The problem for Intel is that ray tracing takes a huge amount of processing power and Intel’s CPUs aren’t up to the task yet. Last year, Pohl showed off the vintage shooting game “Quake III” running on a multi-core CPU at reasonably good speeds. Pohl (pictured here) was back again this year with a 16-core, four-chip monster CPU, running last fall’s game, “Quake Wars: Enemy Territory.” It ran at 16 frames per second, not the usual 60 frames per second that is possible on a good graphics chip.
Pohl says that programmers will like ray tracing better because they can do many complex tasks with simple one-line programs. Next year, Pohl promises better results thanks to the inexorable progress of chip technology. Rattner notes that measuring the cost and energy used to generate a pixel on a screen is how we will find out if rasterization or ray tracing is more efficient.
Note: Cnet blogger Peter Glaskowsky wrote a response to this post on his own blog.
Are you yawning with me? Make no mistake. This is the greatest competitive battle now in progress in the PC chip industry. It’s just that I’ve written about it for a couple of years now. Hubert Nguyen of Ubergizmo said he was getting bored by the rhetoric. There is a lot of bluster, but very little substance. It’s like a Phoney War is under way, and the shooting hasn’t yet started.

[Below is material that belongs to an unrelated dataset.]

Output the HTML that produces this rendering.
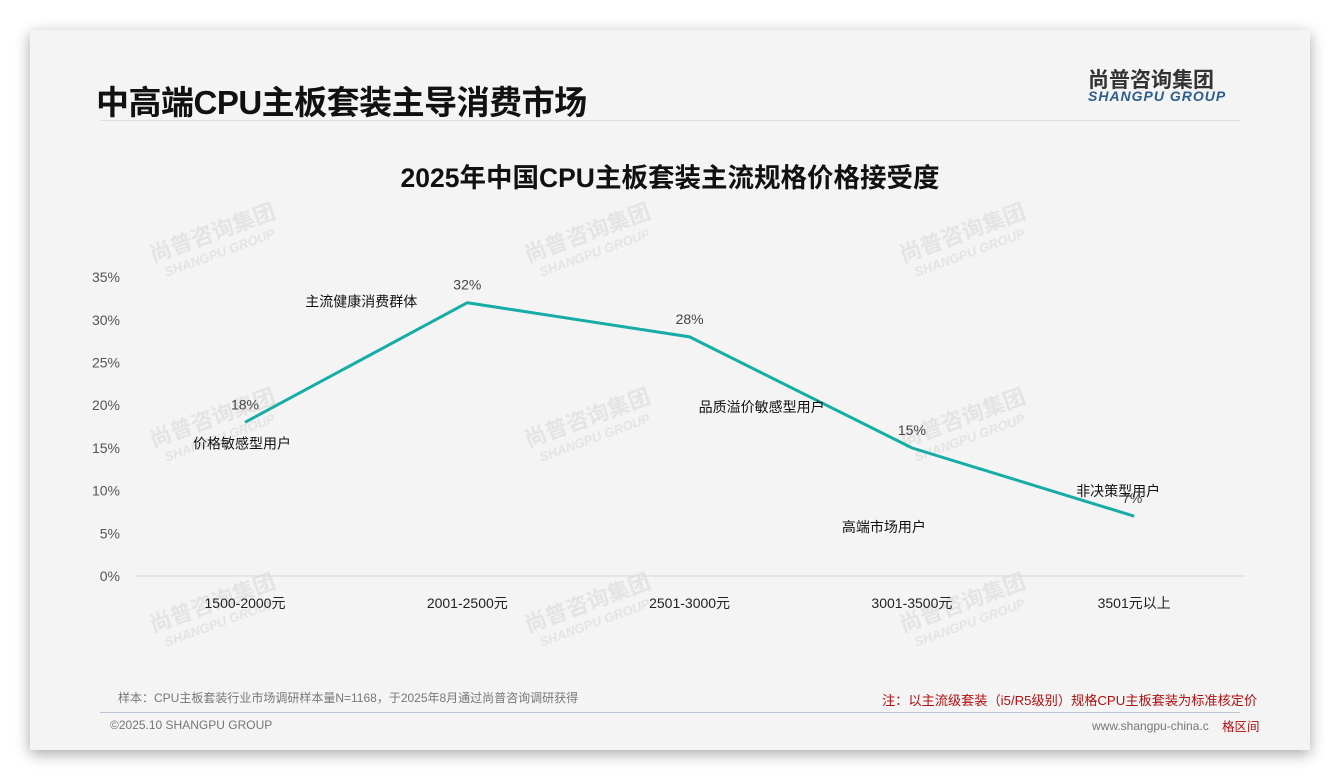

The next battle in this war will come in August at the Siggraph graphics conference in Los Angeles. There, Intel will describe its Larrabee processor, which will be a stand-alone graphics chip that will be capable of both rasterization and ray tracing.
Jon Peddie, a longtime graphics analyst of Jon Peddie Research, will be staging a luncheon (Aug. 13) on ray tracing versus rasterization during Siggraph. John Casey, an Intel PR guy, laughed when he saw Peddie and I standing in front of Pohl’s demo, as if he could predict what we were talking about.
I told Rattner that I was almost certain I’ll be talking about it again with him a year from now. Like Nguyen, I’m a little fed up at this point with both sides. The battle is going to play out for a couple of years. But at some point, somebody is going to come out as King of the Hill. When the shooting war starts, it won’t be boring. Get on with it.